Where did the idea for Peaches come from?
It came from me wanting to make rock 'n' roll direct and straight up. I wasn't thinking, "I'm gonna shock everybody," or "I'm gonna be different." I was just thinking, "How can I rock and have a good time and not carry a lot of instruments and not rely on anybody else?" The lyrics came from me being horny in my room?masturbating, smoking pot, making beats and hanging out.
I think that sexual energy really works. With so many of the women who rise to the top of the music world, sex is all about being a tease. Look at girls like Britney Spears. There are very few female rockers out there really singing about sex, but there are a lot of women out there who like getting laid.
It's funny. It's true. Both genders like sex. You can't just say one's more aggressive or one's more passive. There's a time and place for teases, but if you look at MTV, every single fucking video is a big tease. People ask me why I'm singing about sex all the time, and it's like, come on, doesn't everyone think about sex all the time? I'm a fan of someone like DJ Assault, but I also think, fuck, chicks can do that too, you know. It's important that I do that.
Critics compare your music to Suicide, but songs like "Sucker" remind me more of early PJ Harvey. Does her work have any kind of influence on you?
I try not to bring up her name because I love her so much and I don't want people to compare us. [laughs] The first time I heard her I was definitely inspired by it. I loved Dry so much, but now, in retrospect, To Bring You My Love is my favorite album. I think it's just amazing.
Are there other performers who have turned you on over the years?

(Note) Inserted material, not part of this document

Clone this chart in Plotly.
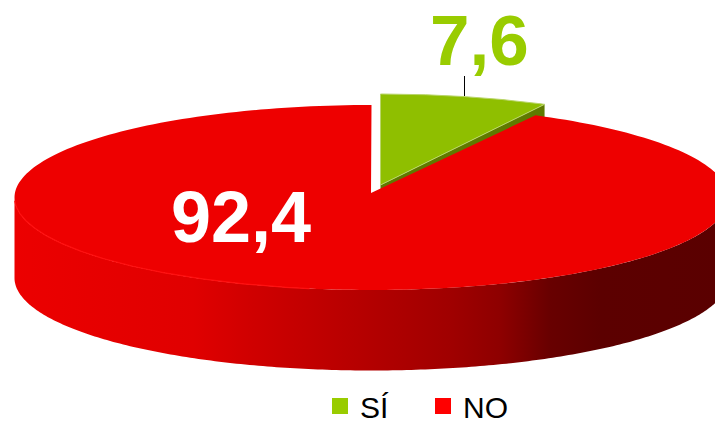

The Runaways. I just look at them and get hot. Even a band like Guitar Wolf is really sexy. It's funny, because sometimes you go see a show and you're like, wow, this is cool, it made me hot. Or wow, this is good music, or this is really touching a new, futuristic thing, or this is really basic. To me, it's good to combine all these elements.
Last time I saw you perform you were solo, but from reading other show reviews it seems like you'll randomly pull people up onstage, mixing it up every time.

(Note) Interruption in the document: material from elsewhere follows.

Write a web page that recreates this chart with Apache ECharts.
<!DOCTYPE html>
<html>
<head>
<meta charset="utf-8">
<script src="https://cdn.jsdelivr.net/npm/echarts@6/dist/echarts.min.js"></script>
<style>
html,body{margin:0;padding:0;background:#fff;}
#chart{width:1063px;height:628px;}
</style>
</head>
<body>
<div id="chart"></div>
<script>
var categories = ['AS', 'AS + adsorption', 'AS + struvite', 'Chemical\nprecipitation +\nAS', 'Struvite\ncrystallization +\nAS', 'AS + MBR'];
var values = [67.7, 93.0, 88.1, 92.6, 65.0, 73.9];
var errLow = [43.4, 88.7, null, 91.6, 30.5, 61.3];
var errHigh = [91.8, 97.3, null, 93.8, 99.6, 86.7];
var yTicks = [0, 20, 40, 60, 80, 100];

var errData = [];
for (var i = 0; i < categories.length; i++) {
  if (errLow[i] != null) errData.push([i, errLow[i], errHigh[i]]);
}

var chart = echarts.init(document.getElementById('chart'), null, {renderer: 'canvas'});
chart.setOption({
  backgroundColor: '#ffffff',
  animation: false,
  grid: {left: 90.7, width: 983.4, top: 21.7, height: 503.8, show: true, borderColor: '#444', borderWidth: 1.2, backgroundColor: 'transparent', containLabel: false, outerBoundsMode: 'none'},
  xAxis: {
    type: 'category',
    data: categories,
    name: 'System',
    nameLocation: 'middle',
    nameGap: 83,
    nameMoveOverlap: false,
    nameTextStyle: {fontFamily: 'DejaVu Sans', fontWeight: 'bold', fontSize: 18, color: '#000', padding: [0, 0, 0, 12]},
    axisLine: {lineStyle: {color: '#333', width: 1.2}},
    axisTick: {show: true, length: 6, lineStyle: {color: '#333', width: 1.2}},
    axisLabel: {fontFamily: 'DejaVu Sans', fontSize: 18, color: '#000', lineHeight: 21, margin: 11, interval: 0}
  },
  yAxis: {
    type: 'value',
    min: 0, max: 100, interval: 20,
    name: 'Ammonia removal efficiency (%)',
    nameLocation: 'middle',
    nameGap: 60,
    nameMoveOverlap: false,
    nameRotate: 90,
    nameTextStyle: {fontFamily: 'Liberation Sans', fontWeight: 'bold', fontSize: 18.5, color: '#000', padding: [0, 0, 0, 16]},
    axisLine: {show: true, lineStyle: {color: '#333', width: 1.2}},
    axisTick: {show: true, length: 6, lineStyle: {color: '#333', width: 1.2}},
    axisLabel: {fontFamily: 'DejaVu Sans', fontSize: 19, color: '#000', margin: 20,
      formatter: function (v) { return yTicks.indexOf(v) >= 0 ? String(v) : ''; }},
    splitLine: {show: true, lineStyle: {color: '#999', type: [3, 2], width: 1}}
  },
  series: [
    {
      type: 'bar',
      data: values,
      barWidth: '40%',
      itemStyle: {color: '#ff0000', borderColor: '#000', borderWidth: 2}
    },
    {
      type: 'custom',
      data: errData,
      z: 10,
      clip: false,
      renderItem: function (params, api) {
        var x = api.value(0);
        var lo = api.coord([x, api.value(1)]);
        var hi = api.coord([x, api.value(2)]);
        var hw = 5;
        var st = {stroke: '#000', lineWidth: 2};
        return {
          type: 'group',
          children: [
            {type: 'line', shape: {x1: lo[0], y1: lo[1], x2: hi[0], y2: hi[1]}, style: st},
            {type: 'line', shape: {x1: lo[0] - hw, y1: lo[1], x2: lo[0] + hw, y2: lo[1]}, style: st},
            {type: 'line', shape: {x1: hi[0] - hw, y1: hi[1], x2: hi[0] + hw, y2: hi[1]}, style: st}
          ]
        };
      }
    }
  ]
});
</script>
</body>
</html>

That's important for me. I've been touring for a year straight now. I have another really good collaborator named Taylor Savvy and we have a project called Stay in School. It's also full of sex rock-styled stuff, but it's all duets. I'll go on tour with him and Bitch Laplap, or with Mignon for the girls-only show. There are up to nine people that any of us can perform with anywhere in the world. It's really great because it's not about how well we play our instruments or how much pressure we put on each other to learn the lines, it's about what we can bring to it. That's what tonight's booty party is going to be all about. There are so many groups of us that love hanging out with each other and we also love to bust up, so this is our way to do both.
You were once in a hardcore group with Chilly Gonzales called the Shit. Do you miss having a full band?
I have a band now. It's called Feedom. It's me and Taylor Savvy and Chilly Gonzales. It's a really sexy band, too. Chilly plays drums, Taylor Savvy plays a lap steel [guitar] through a Big Muff [distortion pedal] and I play a bass. We play really good rock 'n' roll riffs, but only one [riff] for each song. It's really basic. The songs usually go on for six or seven minutes and get more and more intense. Maybe it doesn't sound like anything, but it's really amazing to be there and hear it. When it comes to rock 'n' roll, I love riffs. I wanna take all those good 70s rock bands and take out the solos and just keep the riffs. In a way, that's like having rock 'n' roll house music, because house music started by just taking the best disco licks. In a way, we're doing a live rock/house thing.
What else should people know about you?
Just let them know that I'm not an 80s new-wave revivalist. I was there the first time. But I do like old electro beats, that's for sure.
Do you have any plans for your show in New York?
Just find some cute people to hang out with.